Back then this was an issue for the entire country that had just completely changed its direction. Generations of people who had grown up on images of [Communist] heroes suddenly experienced an internal vacuum because of perestroika. People had no experience of living without heroes. Thus, a hero had to show up, and this happened with Viktor Tsoi.
The lyrics of his songs are unlikely to get old. And the songs with a civic subtext sound very contemporary in the context of the current Russian life, and still relevant. What is extraordinary is that the Russian rock and pop scene hasn't produced to this day any group or singer who could just with three chords touch the soul of such a large number of people!

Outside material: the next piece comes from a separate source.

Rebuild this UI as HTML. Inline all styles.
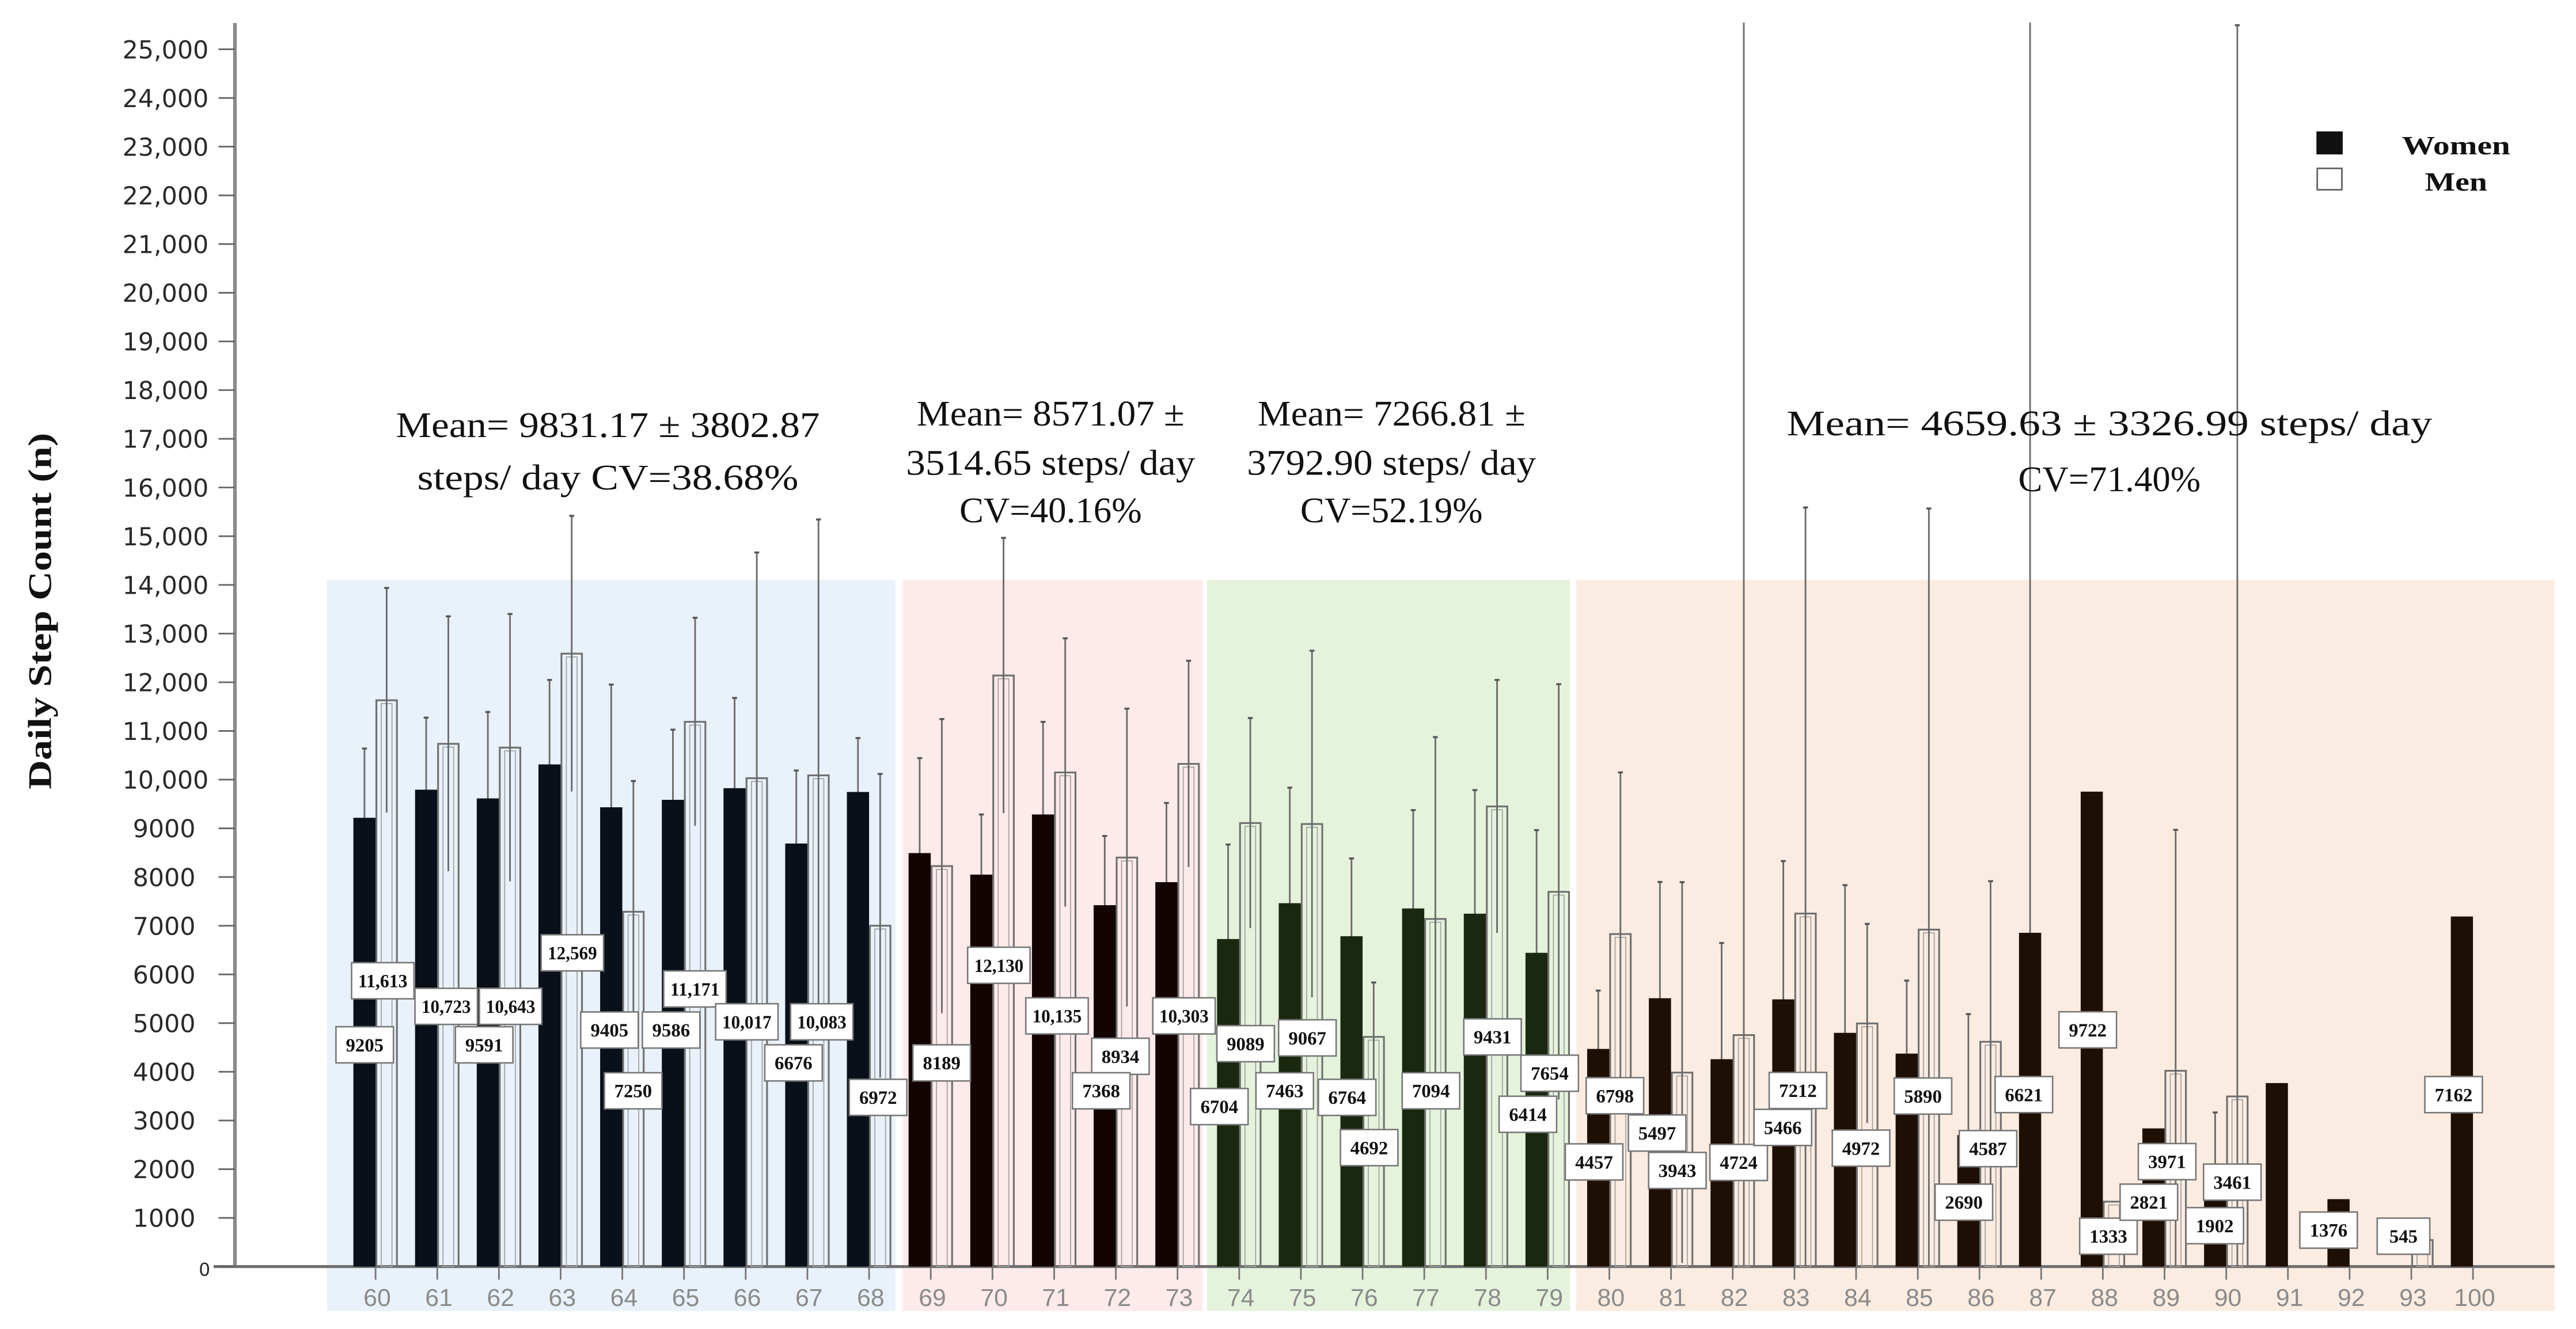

Here is DJ Hem's Tsoi Birthday Party session:
In 2018, Russian director Kirill Serebrennikov made a film called “Leto” (Summer, in Russian) about Tsoi's life and the making of Kino's first album in the early 1980s. The movie was selected for the Palme d'Or category at the 2018 Cannes film festival.
Tsoi is also an inspiration beyond the world of music and movies: he is an icon of the contemporary urban landscape in a number of post-Soviet cities that display murals, statues, and graffiti celebrating his songs. One popular Tsoi-related graffito is “Tsoi is alive” (Цой жив!).
In Minsk, the capital of Belarus, there is a memory wall devoted to Tsoi in a park in the city center:
In Almaty, the former capital of Kazakhstan, a statue of Tsoi was erected on June 21, 2018 in honour of his numerous connections to the country. This tweet from May 2019, when the country experienced anti-government protests, features the Tsoi statue in dissident icon mode:
“И больше нет ничего
Все находится в нас»
Виктор Цой вышел с плакатом «Перемен» в Алматы pic.twitter.com/tWCSiOfvlD
— Timur Nusimbekov (@mr_mysyk) May 30, 2019
“And there is nothing else
All is within us.” [Lyrics from Tsoi's song “Changes” (Перемен)]
Viktor Tsoi came out to protest in Almaty with a poster saying “Changes”
Kyiv, the capital of Ukraine, also has its own Tsoi wall as can be seen in this video:
Tsoi has even inspired the astronomers from Crimean Astrophysical Observatory at Nauchnij, who have named the asteroid 2740 Tsoj after him.
But there is no doubt the thing that will continue to inspire new generations of fans are his lyrics, which people still learn by heart and are quoted and referenced in daily life by Russian speakers around the globe. Among some of his best are the following, from the song “A pack of cigarettes” (Пачка сигарет):
Я сижу и смотрю в чужое небо из чужого окна
И не вижу ни одной знакомой звезды.
Я ходил по всем дорогам и туда, и сюда,
Обернулся – и не смог разглядеть следы.
Но если есть в кармане пачка сигарет,
Значит все не так уж плохо на сегодняшний день.
И билет на самолет с серебристым крылом,
Что, взлетая, оставляет земле лишь тень.
Sitting and looking at an alien sky from an unfamiliar window
I do not see a single familiar star,
I walked all the roads, here and there,
Turned around – and couldn’t find my tracks.
But if you have a pack of cigarettes in your pocket,
Then things are not that bad for today.
And an air ticket to sit on a plane with silver wings,
That as it takes off, leaves nothing but a shadow on earth.